Time to kiss the GP goodbye
THE Grand Prix's future has been called into question by Lord Mayor Robert Doyle, who predicts annual losses will soon reach $70 million.
Writing in today's Sunday Herald Sun, Mr Doyle says the race no longer offers the state value for money.
"My judgment would be: Get ready. Time's up," he says of the Albert Park race, which is set for March 27.
Robert Doyle writes:
TWO of my most abiding political memories concern the Grand Prix.
The first harks back to when fresh-faced premier Jeff Kennett, with Ron Walker, snatched the Formula One Grand Prix from Adelaide and brought it to Melbourne.
That should be remembered as a stroke of genius. Victoria had been the rustbucket state for years. The city was in the doldrums.
Kennett had been in power for a little more than a year and our state had not yet recovered confidence or prosperity.
And Jeff and Ron brought us the Grand Prix. Glamour. Excitement. Controversy.
The Grand Prix became one of the cornerstones of an events strategy for Victoria. That strategy today is celebrated and makes Melbourne the No.1 overnight destination in Australia.
But there was controversy: vigils, yellow ribbons around trees in Albert Park and protest meetings.
One huge protest happened on May 15, 1994, and that is my first Grand Prix memory.
There was an angry self-righteous mob baying their opposition to the desecration of their park by these machines of Satan.
And through the seething mob that Sunday afternoon strolled Jeffrey Gibb Kennett just to hear what they had to say.
Jeff tells the story of being spat on, shoved and having a child's pusher thrown at him.
The second memory is of race day itself - the first Grand Prix in 1996. After the race was won by Damon Hill, Jeff strolled insouciantly down Pit Straight. There was an atavistic guttural roar from the grandstand: "We want Jeff! We want Jeff!"
On and on it went. I think Jeffrey quite enjoyed it.
And, over the years, the F1 Grand Prix has become a staple in the packed events calendar for March.
It is a world event. It has a band of faithful followers and draws a crowd of 100,000 on race day.
We have the licence until 2015, after which there are four possibilities.
First, F1 supremo Bernie Ecclestone will pick up his bat and ball and go home.
Despite best endeavours, the notoriously difficult, contentious and cranky Bernie will take the dollars of either an Asian or oil-rich Middle Eastern state. There will be no successful negotiation. End of story.
Second, given Ecclestone's ever more strident calls for a night Grand Prix, it will move to a purpose-built track either at Avalon or Noble Park, or possibly elsewhere Sydney or Perth.

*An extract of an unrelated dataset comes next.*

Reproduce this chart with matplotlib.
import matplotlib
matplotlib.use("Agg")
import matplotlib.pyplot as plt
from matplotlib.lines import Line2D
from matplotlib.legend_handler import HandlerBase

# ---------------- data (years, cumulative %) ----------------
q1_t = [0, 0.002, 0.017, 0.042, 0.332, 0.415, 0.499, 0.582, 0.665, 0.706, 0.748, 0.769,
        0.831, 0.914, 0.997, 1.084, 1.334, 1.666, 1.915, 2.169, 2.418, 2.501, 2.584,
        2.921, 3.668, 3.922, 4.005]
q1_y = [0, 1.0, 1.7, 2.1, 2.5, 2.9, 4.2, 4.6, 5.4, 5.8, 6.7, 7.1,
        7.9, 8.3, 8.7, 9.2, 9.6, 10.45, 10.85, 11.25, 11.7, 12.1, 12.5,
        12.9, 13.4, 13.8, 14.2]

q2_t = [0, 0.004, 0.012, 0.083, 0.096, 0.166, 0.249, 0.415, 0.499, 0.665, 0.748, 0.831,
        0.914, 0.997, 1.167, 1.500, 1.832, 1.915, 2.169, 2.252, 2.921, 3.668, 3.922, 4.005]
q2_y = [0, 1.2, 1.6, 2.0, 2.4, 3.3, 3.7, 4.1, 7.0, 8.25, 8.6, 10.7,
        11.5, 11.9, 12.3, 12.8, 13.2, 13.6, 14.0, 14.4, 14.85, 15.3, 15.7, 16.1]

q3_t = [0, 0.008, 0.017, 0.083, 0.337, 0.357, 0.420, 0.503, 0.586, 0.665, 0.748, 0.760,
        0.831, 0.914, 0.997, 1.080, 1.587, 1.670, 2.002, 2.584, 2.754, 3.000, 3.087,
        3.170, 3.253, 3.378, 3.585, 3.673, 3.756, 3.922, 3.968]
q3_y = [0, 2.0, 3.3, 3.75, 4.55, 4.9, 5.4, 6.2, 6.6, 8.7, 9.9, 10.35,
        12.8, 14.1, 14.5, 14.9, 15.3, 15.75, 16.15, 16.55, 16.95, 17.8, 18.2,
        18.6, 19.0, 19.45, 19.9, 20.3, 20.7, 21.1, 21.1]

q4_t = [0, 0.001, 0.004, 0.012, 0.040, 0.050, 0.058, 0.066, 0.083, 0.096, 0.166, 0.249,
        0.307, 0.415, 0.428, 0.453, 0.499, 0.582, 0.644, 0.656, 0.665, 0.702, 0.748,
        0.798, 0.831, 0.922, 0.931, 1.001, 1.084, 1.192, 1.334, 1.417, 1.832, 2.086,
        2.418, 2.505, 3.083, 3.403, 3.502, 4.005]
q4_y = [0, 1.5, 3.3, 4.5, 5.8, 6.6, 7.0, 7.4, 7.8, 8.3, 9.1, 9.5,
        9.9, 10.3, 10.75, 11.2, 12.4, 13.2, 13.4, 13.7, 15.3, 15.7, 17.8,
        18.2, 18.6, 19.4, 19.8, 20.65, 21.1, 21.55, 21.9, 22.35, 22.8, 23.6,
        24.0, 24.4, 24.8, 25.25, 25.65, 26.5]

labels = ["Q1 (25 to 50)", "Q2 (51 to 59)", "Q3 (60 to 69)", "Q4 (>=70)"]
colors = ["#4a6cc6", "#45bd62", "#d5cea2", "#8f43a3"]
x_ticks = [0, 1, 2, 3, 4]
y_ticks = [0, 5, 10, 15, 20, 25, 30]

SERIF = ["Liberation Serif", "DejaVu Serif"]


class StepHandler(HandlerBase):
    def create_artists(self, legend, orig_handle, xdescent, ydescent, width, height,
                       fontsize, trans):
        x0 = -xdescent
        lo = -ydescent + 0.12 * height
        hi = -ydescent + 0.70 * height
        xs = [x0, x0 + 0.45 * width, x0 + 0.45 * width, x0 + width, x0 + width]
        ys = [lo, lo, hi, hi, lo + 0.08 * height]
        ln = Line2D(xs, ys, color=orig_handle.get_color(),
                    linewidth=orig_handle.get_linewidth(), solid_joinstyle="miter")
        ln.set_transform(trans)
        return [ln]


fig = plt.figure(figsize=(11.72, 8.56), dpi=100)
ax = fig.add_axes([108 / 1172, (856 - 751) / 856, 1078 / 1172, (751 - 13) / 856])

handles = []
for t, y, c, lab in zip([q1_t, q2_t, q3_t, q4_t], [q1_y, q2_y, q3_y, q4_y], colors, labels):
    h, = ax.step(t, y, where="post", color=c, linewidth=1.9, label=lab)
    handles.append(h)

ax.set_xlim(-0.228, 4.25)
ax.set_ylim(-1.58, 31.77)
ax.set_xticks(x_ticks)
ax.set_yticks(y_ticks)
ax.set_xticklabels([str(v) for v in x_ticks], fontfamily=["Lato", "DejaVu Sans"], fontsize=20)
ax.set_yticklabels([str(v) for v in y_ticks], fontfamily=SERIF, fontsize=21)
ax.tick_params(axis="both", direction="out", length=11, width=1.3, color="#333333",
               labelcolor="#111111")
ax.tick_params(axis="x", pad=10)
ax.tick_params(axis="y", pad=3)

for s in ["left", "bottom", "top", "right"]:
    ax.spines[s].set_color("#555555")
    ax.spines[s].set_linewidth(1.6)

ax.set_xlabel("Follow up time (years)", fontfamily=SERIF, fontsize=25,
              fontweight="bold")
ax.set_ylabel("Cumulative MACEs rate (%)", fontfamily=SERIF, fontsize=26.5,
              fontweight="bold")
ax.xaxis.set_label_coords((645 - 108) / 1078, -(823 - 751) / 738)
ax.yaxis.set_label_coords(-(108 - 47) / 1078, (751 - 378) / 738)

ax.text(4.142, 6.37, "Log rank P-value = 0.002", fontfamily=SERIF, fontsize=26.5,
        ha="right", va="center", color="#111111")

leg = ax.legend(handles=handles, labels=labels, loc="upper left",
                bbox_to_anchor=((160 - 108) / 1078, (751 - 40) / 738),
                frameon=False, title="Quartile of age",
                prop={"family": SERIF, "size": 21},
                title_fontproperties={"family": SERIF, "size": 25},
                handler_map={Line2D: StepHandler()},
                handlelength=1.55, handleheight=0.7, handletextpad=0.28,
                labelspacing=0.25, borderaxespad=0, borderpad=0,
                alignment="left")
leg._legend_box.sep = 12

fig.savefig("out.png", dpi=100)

The problem with Albert Park is that it is a 300ha park and a night race means lighting not only for the track, but also for enough of the park to provide patron safety. Too expensive. But equally, the cost of a purpose-built track is potentially $300 million and is probably untenable.
But even if such a track were built, it would not have the same romance or cachet as Albert Park. The Grand Prix would become one of those events we sometimes see out of Asia: empty stands, but a worldwide TV audience of hundreds of millions. To me that wouldn't really be an Australian Grand Prix, just a TV event.
A third option is that the race remains at Albert Park. That would require an upgrade of the park, costing up to $8-9 million.
It would require Ecclestone to accept that the Australian Grand Prix will never be a night race though, with Ron Walker's extremely able negotiation, it has become a twilight race. In its present form, it satisfies both local and TV audiences for real time and reasonable time-zone viewing. Sponsorship and advertising demand that.
The big stumbling block to this scenario is the cost to the Victorian taxpayer. In 1996 when the race was a combination of a four-day event and corporate sponsorship was far more generous than it is today, the race still needed to be underwritten by about $1.7 million. Last year it was $50 million.
Fast forward to 2015, the year the franchise ends. Though the documented benefits for the city may include hundreds of millions of dollars of advertising value, tens of millions of dollars of local revenue, an event that will draw between 250,000 and 300,000 people over three days will come at a cost that will approach 70 million taxpayer dollars.
It is the old argument: pay up front but get many times the value of the upfront payment in downstream economic benefits.
For most events that formula is persuasive. But $70 million?
The fourth and final possibility must be faced. I know of no city that has voluntarily walked away from a Grand Prix, but could Melbourne be the first?
The final possibility is that we decide that it has been 20 fantastic years, the benefits to the city and the state have been enormous, but the cycle has run its course.
It would mean we would need to replace the Grand Prix and major events don't come cheap. Nor, indeed, are there many out there that can be repeated year after year and drive the economic returns we get from the Grand Prix. We should start looking now.
In the end, it will be a government decision and one of the tough ones that Ted Baillieu faces in his first term. Does he undo the legacy of Jeff Kennett, his mentor, in his very first term and, ironically, through the same minister to first get the event, Louise Asher?
My judgment would be: Get ready. Time's up.